:: Task brief ::
Will you output all of the data below exactly, omitting the images?

:: Data shown ::
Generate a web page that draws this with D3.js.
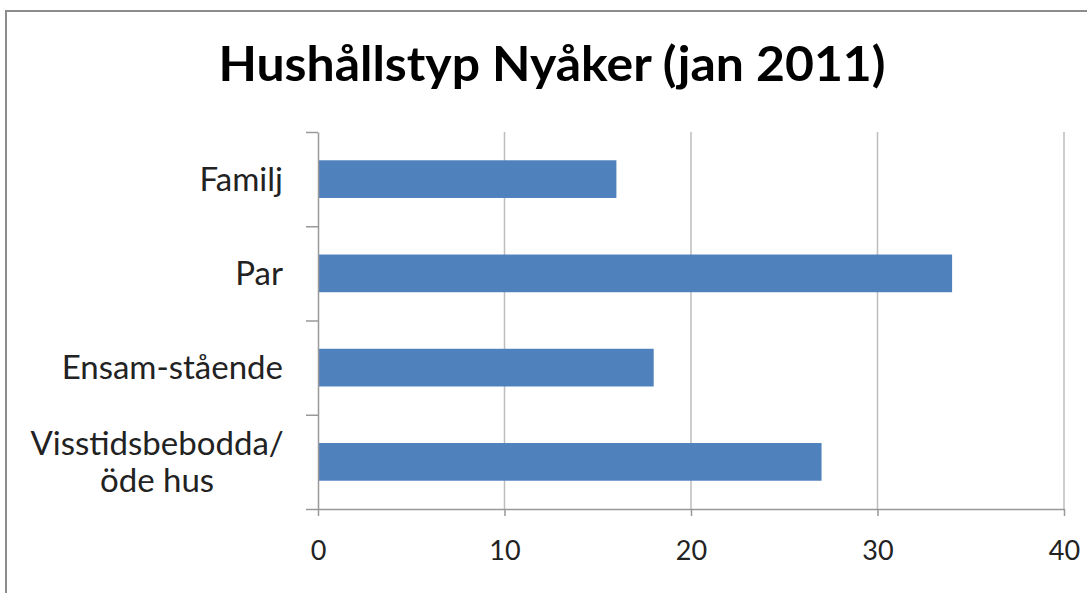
<!DOCTYPE html>
<html>
<head>
<meta charset="utf-8">
<script src="https://cdn.jsdelivr.net/npm/d3@7"></script>
<style>
  body { margin: 0; background: #fff; }
  svg { display: block; font-family: Lato, 'Open Sans', sans-serif; }
</style>
</head>
<body>
<svg></svg>
<script>
const w = 1087;
const h = 593;
const svg = d3.select('svg').attr('width', w).attr('height', h);

const title = 'Hushållstyp Nyåker (jan 2011)';
const categories = ['Familj', 'Par', 'Ensam-stående', 'Visstidsbebodda/\nöde hus'];
const values = [16, 34, 18, 27];
const xTicks = [0, 10, 20, 30, 40];

const plot = { left: 318, right: 1064, top: 132, bottom: 509 };

// chart frame
svg.append('rect')
  .attr('x', 6).attr('y', 11)
  .attr('width', w + 20).attr('height', h + 20)
  .attr('fill', '#fff')
  .attr('stroke', '#8c8c8c')
  .attr('stroke-width', 2);

svg.append('text')
  .attr('x', 552).attr('y', 81)
  .attr('text-anchor', 'middle')
  .attr('font-size', 48)
  .attr('font-weight', 'bold')
  .attr('fill', '#000')
  .attr('textLength', 667)
  .attr('lengthAdjust', 'spacingAndGlyphs')
  .text(title);

const xScale = d3.scaleLinear()
  .domain([0, 40])
  .range([plot.left, plot.right]);

const yScale = d3.scaleBand()
  .domain(categories)
  .range([plot.top, plot.bottom])
  .paddingInner(0.6)
  .paddingOuter(0.3);

// gridlines
svg.append('g')
  .selectAll('line')
  .data(xTicks.slice(1))
  .enter()
  .append('line')
  .attr('x1', (d) => xScale(d)).attr('x2', (d) => xScale(d))
  .attr('y1', plot.top).attr('y2', plot.bottom)
  .attr('stroke', '#bdbdbd')
  .attr('stroke-width', 1.5);

svg.append('g')
  .selectAll('rect')
  .data(values)
  .enter()
  .append('rect')
  .attr('x', xScale(0))
  .attr('y', (d, i) => yScale(categories[i]))
  .attr('width', (d) => xScale(d) - xScale(0))
  .attr('height', yScale.bandwidth())
  .attr('fill', '#4f81bd');

// x axis
const xAxis = d3.axisBottom(xScale)
  .tickValues(xTicks)
  .tickSize(7)
  .tickSizeOuter(0)
  .tickPadding(25);

const gx = svg.append('g')
  .attr('transform', `translate(0, ${plot.bottom})`)
  .call(xAxis);
gx.select('.domain').attr('stroke', '#999').attr('stroke-width', 1.5);
gx.selectAll('.tick line').attr('stroke', '#999').attr('stroke-width', 1.5);
gx.selectAll('.tick text')
  .attr('font-size', 27)
  .attr('font-family', 'Lato, sans-serif')
  .attr('fill', '#222');

// y axis: ticks at category boundaries
const yEdge = d3.scaleLinear()
  .domain([0, categories.length])
  .range([plot.top, plot.bottom]);
const gy = svg.append('g')
  .attr('transform', `translate(${plot.left}, 0)`)
  .call(d3.axisLeft(yEdge).ticks(categories.length).tickFormat('').tickSize(12).tickSizeOuter(0));
gy.select('.domain').attr('stroke', '#999').attr('stroke-width', 1.5);
gy.selectAll('.tick line').attr('stroke', '#999').attr('stroke-width', 1.5);

// category labels, lines centred, block right-aligned
const labelRight = 283;
const lineH = 37;
categories.forEach((c) => {
  const lines = c.split('\n');
  const t = svg.append('text')
    .attr('font-size', 33)
    .attr('fill', '#222')
    .attr('text-anchor', 'middle');
  lines.forEach((l) => t.append('tspan').text(l));
  const maxW = d3.max(t.selectAll('tspan').nodes(), (n) => n.getComputedTextLength());
  const cx = labelRight - maxW / 2;
  const cy = yScale(c) + yScale.bandwidth() / 2;
  t.selectAll('tspan')
    .attr('x', cx)
    .attr('y', (d, i) => cy + (i - (lines.length - 1) / 2) * lineH)
    .attr('dy', '0.35em');
});
</script>
</body>
</html>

:: Answer for this exercise ::
Generate a web page that draws this with D3.js.
<!DOCTYPE html>
<html>
<head>
<meta charset="utf-8">
<script src="https://cdn.jsdelivr.net/npm/d3@7"></script>
<style>
  body { margin: 0; background: #fff; }
  svg { display: block; font-family: Lato, 'Open Sans', sans-serif; }
</style>
</head>
<body>
<svg></svg>
<script>
const w = 1087;
const h = 593;
const svg = d3.select('svg').attr('width', w).attr('height', h);

const title = 'Hushållstyp Nyåker (jan 2011)';
const categories = ['Familj', 'Par', 'Ensam-stående', 'Visstidsbebodda/\nöde hus'];
const values = [16, 34, 18, 27];
const xTicks = [0, 10, 20, 30, 40];

const plot = { left: 318, right: 1064, top: 132, bottom: 509 };

// chart frame
svg.append('rect')
  .attr('x', 6).attr('y', 11)
  .attr('width', w + 20).attr('height', h + 20)
  .attr('fill', '#fff')
  .attr('stroke', '#8c8c8c')
  .attr('stroke-width', 2);

svg.append('text')
  .attr('x', 552).attr('y', 81)
  .attr('text-anchor', 'middle')
  .attr('font-size', 48)
  .attr('font-weight', 'bold')
  .attr('fill', '#000')
  .attr('textLength', 667)
  .attr('lengthAdjust', 'spacingAndGlyphs')
  .text(title);

const xScale = d3.scaleLinear()
  .domain([0, 40])
  .range([plot.left, plot.right]);

const yScale = d3.scaleBand()
  .domain(categories)
  .range([plot.top, plot.bottom])
  .paddingInner(0.6)
  .paddingOuter(0.3);

// gridlines
svg.append('g')
  .selectAll('line')
  .data(xTicks.slice(1))
  .enter()
  .append('line')
  .attr('x1', (d) => xScale(d)).attr('x2', (d) => xScale(d))
  .attr('y1', plot.top).attr('y2', plot.bottom)
  .attr('stroke', '#bdbdbd')
  .attr('stroke-width', 1.5);

svg.append('g')
  .selectAll('rect')
  .data(values)
  .enter()
  .append('rect')
  .attr('x', xScale(0))
  .attr('y', (d, i) => yScale(categories[i]))
  .attr('width', (d) => xScale(d) - xScale(0))
  .attr('height', yScale.bandwidth())
  .attr('fill', '#4f81bd');

// x axis
const xAxis = d3.axisBottom(xScale)
  .tickValues(xTicks)
  .tickSize(7)
  .tickSizeOuter(0)
  .tickPadding(25);

const gx = svg.append('g')
  .attr('transform', `translate(0, ${plot.bottom})`)
  .call(xAxis);
gx.select('.domain').attr('stroke', '#999').attr('stroke-width', 1.5);
gx.selectAll('.tick line').attr('stroke', '#999').attr('stroke-width', 1.5);
gx.selectAll('.tick text')
  .attr('font-size', 27)
  .attr('font-family', 'Lato, sans-serif')
  .attr('fill', '#222');

// y axis: ticks at category boundaries
const yEdge = d3.scaleLinear()
  .domain([0, categories.length])
  .range([plot.top, plot.bottom]);
const gy = svg.append('g')
  .attr('transform', `translate(${plot.left}, 0)`)
  .call(d3.axisLeft(yEdge).ticks(categories.length).tickFormat('').tickSize(12).tickSizeOuter(0));
gy.select('.domain').attr('stroke', '#999').attr('stroke-width', 1.5);
gy.selectAll('.tick line').attr('stroke', '#999').attr('stroke-width', 1.5);

// category labels, lines centred, block right-aligned
const labelRight = 283;
const lineH = 37;
categories.forEach((c) => {
  const lines = c.split('\n');
  const t = svg.append('text')
    .attr('font-size', 33)
    .attr('fill', '#222')
    .attr('text-anchor', 'middle');
  lines.forEach((l) => t.append('tspan').text(l));
  const maxW = d3.max(t.selectAll('tspan').nodes(), (n) => n.getComputedTextLength());
  const cx = labelRight - maxW / 2;
  const cy = yScale(c) + yScale.bandwidth() / 2;
  t.selectAll('tspan')
    .attr('x', cx)
    .attr('y', (d, i) => cy + (i - (lines.length - 1) / 2) * lineH)
    .attr('dy', '0.35em');
});
</script>
</body>
</html>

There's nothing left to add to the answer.